LLM Query Scheduling with Prefix Reuse and Latency Constraints
Gregory Dexter, Shao Tang, Ata Fatahi Baarzi, Qingquan Song, Tejas Dharamsi, Aman Gupta
TL;DR
This work studies online scheduling of RadixAttention-enabled LLM queries under strict TTFT constraints, addressing how prefix reuse interacts with arrival dynamics. It formalizes a non-preemptive, prefix-aware scheduling model, proves TTFT feasibility is NP-Hard via a 3-PARTITION reduction, and introduces the $k$-LPM algorithm that generalizes FCFS and LPM to better balance reuse and waiting time. Theoretical results show $k$-LPM achieves improved TTFT under realistic data-generation assumptions, complemented by empirical validation on Llama-3.1-8B-Instruct demonstrating significant P99 TTFT reductions in practice. The work lays a foundation for prefix-aware, latency-conscious serving of LLMs and points to practical extensions like percentile-based guarantees and distributional traffic models.
Abstract
The efficient deployment of large language models (LLMs) in online settings requires optimizing inference performance under stringent latency constraints, particularly the time-to-first-token (TTFT) and time-per-output-token (TPOT). This paper focuses on the query scheduling problem for LLM inference with prefix reuse, a technique that leverages shared prefixes across queries to reduce computational overhead. Our work reveals previously unknown limitations of the existing first-come-first-serve (FCFS) and longest-prefix-match (LPM) scheduling strategies with respect to satisfying latency constraints. We present a formal theoretical framework for LLM query scheduling under RadixAttention, a prefix reuse mechanism that stores and reuses intermediate representations in a radix tree structure.

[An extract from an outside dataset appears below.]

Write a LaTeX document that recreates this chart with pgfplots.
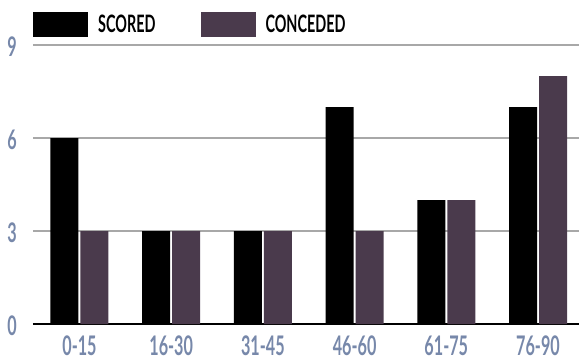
\documentclass[border=0pt]{standalone}
\usepackage{fontspec}
\setmainfont{Lato}[FakeStretch=0.6]
\usepackage{pgfplots}
\pgfplotsset{compat=1.18}
\definecolor{conc}{HTML}{4A3A4C}
\definecolor{ticklab}{HTML}{7788AA}
\definecolor{gridc}{HTML}{A8A8A8}
\begin{document}
\begin{tikzpicture}
\begin{axis}[
  at={(0pt,0pt)}, anchor=south west,
  scale only axis, width=546pt, height=279pt,
  xmin=-0.507, xmax=5.447, ymin=0, ymax=9,
  ybar=2pt, bar width=28pt,
  axis line style={draw=none},
  major tick length=0pt,
  xtick={0,1,2,3,4,5},
  xticklabels={0-15,16-30,31-45,46-60,61-75,76-90},
  ytick={3,6,9},
  extra y ticks={0},
  extra y tick style={grid style={black, line width=2pt}},
  ymajorgrids, grid style={gridc, line width=1.2pt},
  /pgf/number format/assume math mode=true,
  tick label style={font=\fontsize{27}{27}\selectfont\bfseries, text=ticklab, inner sep=0pt},
  xticklabel style={anchor=base, yshift=-31pt, text depth=0pt},
  yticklabel style={anchor=east, xshift=-16pt, yshift=-2pt},
  legend columns=2,
  legend style={draw=none, fill=none, at={(0,1)}, anchor=south west, yshift=8pt, xshift=0pt, inner sep=0pt,
    font=\fontsize{24}{24}\selectfont\bfseries,
    nodes={inner sep=0pt, anchor=base west},
    /tikz/every odd column/.append style={column sep=10pt},
    /tikz/every even column/.append style={column sep=45pt}},
  legend image code/.code={\fill[#1] (0pt,-4pt) rectangle (55pt,21pt);},
]
\addplot[fill=black, draw=none] coordinates {(0,6) (1,3) (2,3) (3,7) (4,4) (5,7)};
\addplot[fill=conc, draw=none] coordinates {(0,3) (1,3) (2,3) (3,3) (4,4) (5,8)};
\legend{SCORED, CONCEDED}
\end{axis}
\pgfresetboundingbox
\path[use as bounding box] (-33pt,-36pt) rectangle (546pt,324pt);
\end{tikzpicture}
\end{document}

Our analysis establishes the NP-hardness of the scheduling problem with prefix reuse under TTFT constraints and proposes a novel scheduling algorithm, $k$-LPM, which generalizes existing methods by balancing prefix reuse and fairness in query processing. Theoretical guarantees demonstrate that $k$-LPM achieves improved TTFT performance under realistic traffic patterns captured by a data generative model. Empirical evaluations in a realistic serving setting validates our findings, showing significant reductions in P99 TTFT compared to baseline methods.